Police in Germany’s capital city Berlin banned Tesla cars over concerns about spying sparked by the vehicles’ high-tech cameras. The move came just a day after China banned all Teslas from a resort town where the country’s secretive leadership group is holding a conference.
Berlin’s State Criminal Police Office – or Landeskriminalamt (LKA) in German – reportedly confirmed their ban saying that the ban applies to “all properties of the police headquarters and the State Criminal Police Office.”
But a spokeswoman for the LKA reportedly said: “The other departments should now check for themselves to what extent they can drive Tesla vehicles onto their premises or into objects.”
None of the electric cars manufactured by tech billionaire Elon Musk will be allowed in any city police complex belonging to the State Criminal Police Office.
According to the internal document, the reason for the ban in Germany is: “A security-related threat to employees, third parties (security and data protection) and the properties of the Berlin police (property security).” The internal police letter also draws attention to the all-round cameras that feature prominently in Musk’s vehicles. The document goes on: “All vehicle models from the manufacturer Tesla make permanent, event-independent video recordings of the entire vehicle environment and export these recordings.”
It says recordings are “permanently stored on Tesla servers located abroad (Netherlands).”
The police letter said that it is “incomprehensible” that Tesla users apparently have no knowledge of how the data is processed. Police are concerned that anyone can request the data “without any problems” and that only Tesla can make the decision to release it or not.

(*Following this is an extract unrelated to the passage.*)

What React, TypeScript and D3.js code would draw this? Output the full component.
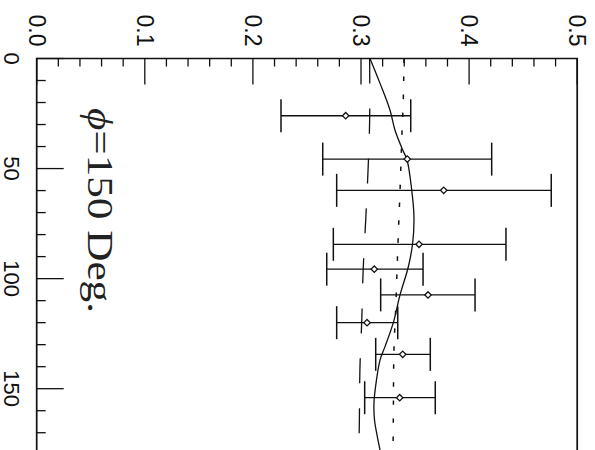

Tesla cars have already been banned from entering Beidaihe in northern China over their cameras spying feature ahead of a meeting of its leaders. Chinese officials say the cars will be unable to enter the district for two months as of July 1.
As the ban comes into effect, Musk is said to be aiming to expand his Tesla factory in Germany to create the electric car firm’s first major hub in Europe. In March, Musk and German leader Olaf Scholz opened a new $5.5-billion factory just outside Berlin.
Frauke Zelt, the spokeswoman for the Ministry of the Environment in Brandenburg, confirmed May 5 that “Tesla’s plans to acquire additional land east of the Tesla site are known to the state government.”